This New York-based instrumental sextet is unlike your typical rock band. Experimental and percussive in approach, Blue Velvet’s image is organic and minimal: Their music has no vocals, no electric bass, no standard rock-drum kit and no loops or samples. Is it then worth listening to? Hell …Yeah! “Docile 1” and “Docile 2” from their EP Four Songs has a Hitchcock-style to it: strings cut harshly and are repetitive, producing a drony and eerie quality. Definitely music suited to a scene in the classic Psycho. “Untitled (Two)” resembles these tracks, but is less grating and more perplexing in its use of instruments.
As if to declare their oddness, the artists in “Blue Cannon” thread a sound that is inconsistent with the above three pieces. Folkier, it’s gentler on the ear and can be placed within the blues genre. With the exception of this single, it’s easy to picture the album accompanying a psychological thriller as the music imagines an atmosphere of suspense, danger and confusion; its rhythm and fast tempo lingering long inside your head.

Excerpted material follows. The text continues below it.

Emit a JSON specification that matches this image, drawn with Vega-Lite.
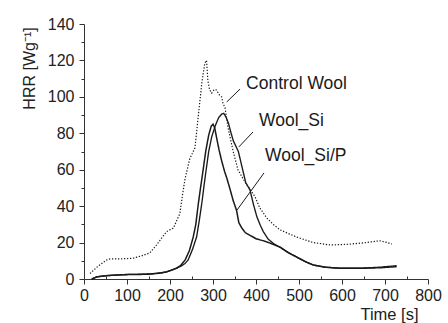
{
  "$schema": "https://vega.github.io/schema/vega-lite/v6.json",
  "width": 344,
  "height": 255,
  "autosize": {"type": "none"},
  "padding": {"left": 84, "top": 24, "right": 20, "bottom": 44},
  "background": "white",
  "config": {
    "view": {"stroke": null},
    "font": "Liberation Sans",
    "axis": {
      "domainColor": "#333",
      "tickColor": "#333",
      "labelColor": "#222",
      "titleColor": "#222",
      "labelFont": "Liberation Sans",
      "titleFont": "Liberation Sans",
      "titleFontWeight": "normal",
      "labelOverlap": false,
      "grid": false
    }
  },
  "datasets": {
    "curves": [
      {"series": "Control Wool", "t": 14, "hrr": 3},
      {"series": "Control Wool", "t": 30, "hrr": 6.5},
      {"series": "Control Wool", "t": 52, "hrr": 10.4},
      {"series": "Control Wool", "t": 60, "hrr": 11},
      {"series": "Control Wool", "t": 76, "hrr": 11},
      {"series": "Control Wool", "t": 100, "hrr": 11.2},
      {"series": "Control Wool", "t": 114, "hrr": 11.4},
      {"series": "Control Wool", "t": 135, "hrr": 12.8},
      {"series": "Control Wool", "t": 153, "hrr": 14.3},
      {"series": "Control Wool", "t": 169, "hrr": 18.7},
      {"series": "Control Wool", "t": 182, "hrr": 23},
      {"series": "Control Wool", "t": 192, "hrr": 26},
      {"series": "Control Wool", "t": 208, "hrr": 28},
      {"series": "Control Wool", "t": 223, "hrr": 36},
      {"series": "Control Wool", "t": 229, "hrr": 46},
      {"series": "Control Wool", "t": 235, "hrr": 55},
      {"series": "Control Wool", "t": 246, "hrr": 66},
      {"series": "Control Wool", "t": 258, "hrr": 72},
      {"series": "Control Wool", "t": 266, "hrr": 90},
      {"series": "Control Wool", "t": 274, "hrr": 107.6},
      {"series": "Control Wool", "t": 281, "hrr": 118.6},
      {"series": "Control Wool", "t": 285, "hrr": 120},
      {"series": "Control Wool", "t": 288, "hrr": 109},
      {"series": "Control Wool", "t": 292, "hrr": 104},
      {"series": "Control Wool", "t": 297, "hrr": 102},
      {"series": "Control Wool", "t": 303, "hrr": 104},
      {"series": "Control Wool", "t": 308, "hrr": 103.8},
      {"series": "Control Wool", "t": 315, "hrr": 101},
      {"series": "Control Wool", "t": 320, "hrr": 100},
      {"series": "Control Wool", "t": 323, "hrr": 96.6},
      {"series": "Control Wool", "t": 328, "hrr": 94},
      {"series": "Control Wool", "t": 335, "hrr": 83},
      {"series": "Control Wool", "t": 347, "hrr": 70},
      {"series": "Control Wool", "t": 358, "hrr": 60},
      {"series": "Control Wool", "t": 375, "hrr": 53},
      {"series": "Control Wool", "t": 390, "hrr": 48},
      {"series": "Control Wool", "t": 398, "hrr": 45},
      {"series": "Control Wool", "t": 409, "hrr": 39},
      {"series": "Control Wool", "t": 425, "hrr": 33.5},
      {"series": "Control Wool", "t": 440, "hrr": 30},
      {"series": "Control Wool", "t": 456, "hrr": 27},
      {"series": "Control Wool", "t": 475, "hrr": 25},
      {"series": "Control Wool", "t": 495, "hrr": 23},
      {"series": "Control Wool", "t": 533, "hrr": 20},
      {"series": "Control Wool", "t": 572, "hrr": 18.7},
      {"series": "Control Wool", "t": 610, "hrr": 19},
      {"series": "Control Wool", "t": 649, "hrr": 19.8},
      {"series": "Control Wool", "t": 688, "hrr": 21},
      {"series": "Control Wool", "t": 705, "hrr": 20},
      {"series": "Control Wool", "t": 716, "hrr": 19.2},

      {"series": "Wool_Si/P", "t": 18, "hrr": 0},
      {"series": "Wool_Si/P", "t": 30, "hrr": 1.2},
      {"series": "Wool_Si/P", "t": 50, "hrr": 1.8},
      {"series": "Wool_Si/P", "t": 77, "hrr": 2.2},
      {"series": "Wool_Si/P", "t": 100, "hrr": 2.4},
      {"series": "Wool_Si/P", "t": 130, "hrr": 2.5},
      {"series": "Wool_Si/P", "t": 155, "hrr": 2.7},
      {"series": "Wool_Si/P", "t": 180, "hrr": 3.3},
      {"series": "Wool_Si/P", "t": 193, "hrr": 4},
      {"series": "Wool_Si/P", "t": 205, "hrr": 5},
      {"series": "Wool_Si/P", "t": 216, "hrr": 6},
      {"series": "Wool_Si/P", "t": 225, "hrr": 7.5},
      {"series": "Wool_Si/P", "t": 235, "hrr": 10.4},
      {"series": "Wool_Si/P", "t": 245, "hrr": 15.5},
      {"series": "Wool_Si/P", "t": 254, "hrr": 23},
      {"series": "Wool_Si/P", "t": 260, "hrr": 30},
      {"series": "Wool_Si/P", "t": 266, "hrr": 41.6},
      {"series": "Wool_Si/P", "t": 271, "hrr": 50},
      {"series": "Wool_Si/P", "t": 277, "hrr": 59.8},
      {"series": "Wool_Si/P", "t": 283, "hrr": 70},
      {"series": "Wool_Si/P", "t": 290, "hrr": 79},
      {"series": "Wool_Si/P", "t": 296, "hrr": 84},
      {"series": "Wool_Si/P", "t": 300, "hrr": 85},
      {"series": "Wool_Si/P", "t": 304, "hrr": 83},
      {"series": "Wool_Si/P", "t": 308, "hrr": 78},
      {"series": "Wool_Si/P", "t": 314, "hrr": 71},
      {"series": "Wool_Si/P", "t": 320, "hrr": 65},
      {"series": "Wool_Si/P", "t": 327, "hrr": 59},
      {"series": "Wool_Si/P", "t": 332, "hrr": 55.5},
      {"series": "Wool_Si/P", "t": 340, "hrr": 49},
      {"series": "Wool_Si/P", "t": 347, "hrr": 43},
      {"series": "Wool_Si/P", "t": 355, "hrr": 37.5},
      {"series": "Wool_Si/P", "t": 360, "hrr": 31},
      {"series": "Wool_Si/P", "t": 367, "hrr": 28},
      {"series": "Wool_Si/P", "t": 375, "hrr": 25.5},
      {"series": "Wool_Si/P", "t": 386, "hrr": 24},
      {"series": "Wool_Si/P", "t": 401, "hrr": 22},
      {"series": "Wool_Si/P", "t": 417, "hrr": 21},
      {"series": "Wool_Si/P", "t": 435, "hrr": 19.5},
      {"series": "Wool_Si/P", "t": 456, "hrr": 17.5},
      {"series": "Wool_Si/P", "t": 475, "hrr": 14.5},
      {"series": "Wool_Si/P", "t": 495, "hrr": 12},
      {"series": "Wool_Si/P", "t": 515, "hrr": 9.5},
      {"series": "Wool_Si/P", "t": 533, "hrr": 7.7},
      {"series": "Wool_Si/P", "t": 560, "hrr": 6.5},
      {"series": "Wool_Si/P", "t": 595, "hrr": 5.9},
      {"series": "Wool_Si/P", "t": 649, "hrr": 5.9},
      {"series": "Wool_Si/P", "t": 690, "hrr": 6.2},
      {"series": "Wool_Si/P", "t": 727, "hrr": 6.8},

      {"series": "Wool_Si", "t": 18, "hrr": 0},
      {"series": "Wool_Si", "t": 30, "hrr": 1.2},
      {"series": "Wool_Si", "t": 50, "hrr": 1.8},
      {"series": "Wool_Si", "t": 77, "hrr": 2.2},
      {"series": "Wool_Si", "t": 100, "hrr": 2.5},
      {"series": "Wool_Si", "t": 130, "hrr": 2.6},
      {"series": "Wool_Si", "t": 155, "hrr": 2.8},
      {"series": "Wool_Si", "t": 180, "hrr": 3.4},
      {"series": "Wool_Si", "t": 193, "hrr": 4},
      {"series": "Wool_Si", "t": 205, "hrr": 5},
      {"series": "Wool_Si", "t": 216, "hrr": 6},
      {"series": "Wool_Si", "t": 225, "hrr": 7},
      {"series": "Wool_Si", "t": 235, "hrr": 8.5},
      {"series": "Wool_Si", "t": 242, "hrr": 10.4},
      {"series": "Wool_Si", "t": 252, "hrr": 16},
      {"series": "Wool_Si", "t": 262, "hrr": 23.2},
      {"series": "Wool_Si", "t": 268, "hrr": 32},
      {"series": "Wool_Si", "t": 274, "hrr": 41.6},
      {"series": "Wool_Si", "t": 279, "hrr": 51},
      {"series": "Wool_Si", "t": 284, "hrr": 59.8},
      {"series": "Wool_Si", "t": 290, "hrr": 70},
      {"series": "Wool_Si", "t": 297, "hrr": 78},
      {"series": "Wool_Si", "t": 305, "hrr": 84},
      {"series": "Wool_Si", "t": 313, "hrr": 88.5},
      {"series": "Wool_Si", "t": 320, "hrr": 90.5},
      {"series": "Wool_Si", "t": 325, "hrr": 91},
      {"series": "Wool_Si", "t": 330, "hrr": 89},
      {"series": "Wool_Si", "t": 336, "hrr": 85.5},
      {"series": "Wool_Si", "t": 341, "hrr": 81},
      {"series": "Wool_Si", "t": 347, "hrr": 76},
      {"series": "Wool_Si", "t": 353, "hrr": 73},
      {"series": "Wool_Si", "t": 359, "hrr": 70},
      {"series": "Wool_Si", "t": 365, "hrr": 64},
      {"series": "Wool_Si", "t": 370, "hrr": 59},
      {"series": "Wool_Si", "t": 376, "hrr": 53},
      {"series": "Wool_Si", "t": 386, "hrr": 48.9},
      {"series": "Wool_Si", "t": 394, "hrr": 41},
      {"series": "Wool_Si", "t": 402, "hrr": 34.2},
      {"series": "Wool_Si", "t": 410, "hrr": 29.5},
      {"series": "Wool_Si", "t": 417, "hrr": 26},
      {"series": "Wool_Si", "t": 428, "hrr": 22},
      {"series": "Wool_Si", "t": 440, "hrr": 19.6},
      {"series": "Wool_Si", "t": 456, "hrr": 17.4},
      {"series": "Wool_Si", "t": 475, "hrr": 14.5},
      {"series": "Wool_Si", "t": 495, "hrr": 12},
      {"series": "Wool_Si", "t": 515, "hrr": 9.5},
      {"series": "Wool_Si", "t": 533, "hrr": 7.7},
      {"series": "Wool_Si", "t": 560, "hrr": 6.5},
      {"series": "Wool_Si", "t": 595, "hrr": 5.9},
      {"series": "Wool_Si", "t": 649, "hrr": 6},
      {"series": "Wool_Si", "t": 690, "hrr": 6.5},
      {"series": "Wool_Si", "t": 727, "hrr": 7.3}
    ],
    "leaders": [
      {"label": "Control Wool", "t": 363, "hrr": 104.3, "t2": 332, "hrr2": 97.2},
      {"label": "Wool_Si", "t": 393, "hrr": 80.7, "t2": 360, "hrr2": 72.5},
      {"label": "Wool_Si/P", "t": 418.6, "hrr": 58.2, "t2": 356, "hrr2": 37.9}
    ],
    "annotations": [
      {"label": "Control Wool", "t": 377, "hrr": 106.8},
      {"label": "Wool_Si", "t": 407, "hrr": 86.5},
      {"label": "Wool_Si/P", "t": 421, "hrr": 67.5}
    ]
  },
  "encoding": {
    "x": {
      "field": "t", "type": "quantitative",
      "scale": {"domain": [0, 800], "nice": false},
      "axis": {
        "title": "Time [s]",
        "values": [0, 50, 100, 150, 200, 250, 300, 350, 400, 450, 500, 550, 600, 650, 700, 750, 800],
        "labelExpr": "datum.value % 100 === 0 ? datum.label : ''",
        "labelFontSize": 16,
        "tickSize": {"condition": {"test": "datum.value % 100 === 0", "value": 5}, "value": -3},
        "labelPadding": 3,
        "labelFlush": false,
        "labelOverlap": false,
        "titleX": 334,
        "titleY": 35,
        "titleAlign": "right",
        "titleBaseline": "middle",
        "titleFontSize": 16.5
      }
    },
    "y": {
      "field": "hrr", "type": "quantitative",
      "scale": {"domain": [0, 140], "nice": false},
      "axis": {
        "title": "HRR [Wg⁻¹]",
        "values": [0, 10, 20, 30, 40, 50, 60, 70, 80, 90, 100, 110, 120, 130, 140],
        "labelExpr": "datum.value % 20 === 0 ? datum.label : ''",
        "labelFontSize": 16,
        "tickSize": {"condition": {"test": "datum.value % 20 === 0", "value": 5}, "value": 3},
        "labelPadding": 5,
        "labelFlush": false,
        "labelOverlap": false,
        "titleX": -55,
        "titleY": 44,
        "titleAlign": "center",
        "titleBaseline": "middle",
        "titleFontSize": 16
      }
    }
  },
  "layer": [
    {
      "data": {"name": "curves"},
      "mark": {"type": "line", "color": "#1a1a1a"},
      "encoding": {
        "detail": {"field": "series"},
        "strokeDash": {
          "field": "series", "type": "nominal",
          "scale": {"domain": ["Control Wool", "Wool_Si", "Wool_Si/P"], "range": [[1.3, 1.7], [1, 0], [1, 0]]},
          "legend": null
        },
        "strokeWidth": {
          "field": "series", "type": "nominal",
          "scale": {"domain": ["Control Wool", "Wool_Si", "Wool_Si/P"], "range": [1.2, 1.5, 1.5]},
          "legend": null
        }
      }
    },
    {
      "data": {"name": "leaders"},
      "mark": {"type": "rule", "color": "#1a1a1a", "strokeWidth": 1},
      "encoding": {
        "x2": {"field": "t2"},
        "y2": {"field": "hrr2"}
      }
    },
    {
      "data": {"name": "annotations"},
      "mark": {"type": "text", "align": "left", "baseline": "middle", "fontSize": 17.5, "font": "Liberation Sans", "color": "#1a1a1a"},
      "encoding": {
        "text": {"field": "label"}
      }
    }
  ]
}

The band’s desire to be regarded as real and natural is reflected in its prettily printed cardboard CD case - also known as a discfolio. The whole package is adorable in its simplicity.
Their influences are The Zombies, The Velvet Underground, Sonic Youth and Tony Conrad, among others. The record is noisy, strange, interesting and distortion-free. Four Songs challenges the boundaries of convention – all the more reason to give this post-rock band a chance.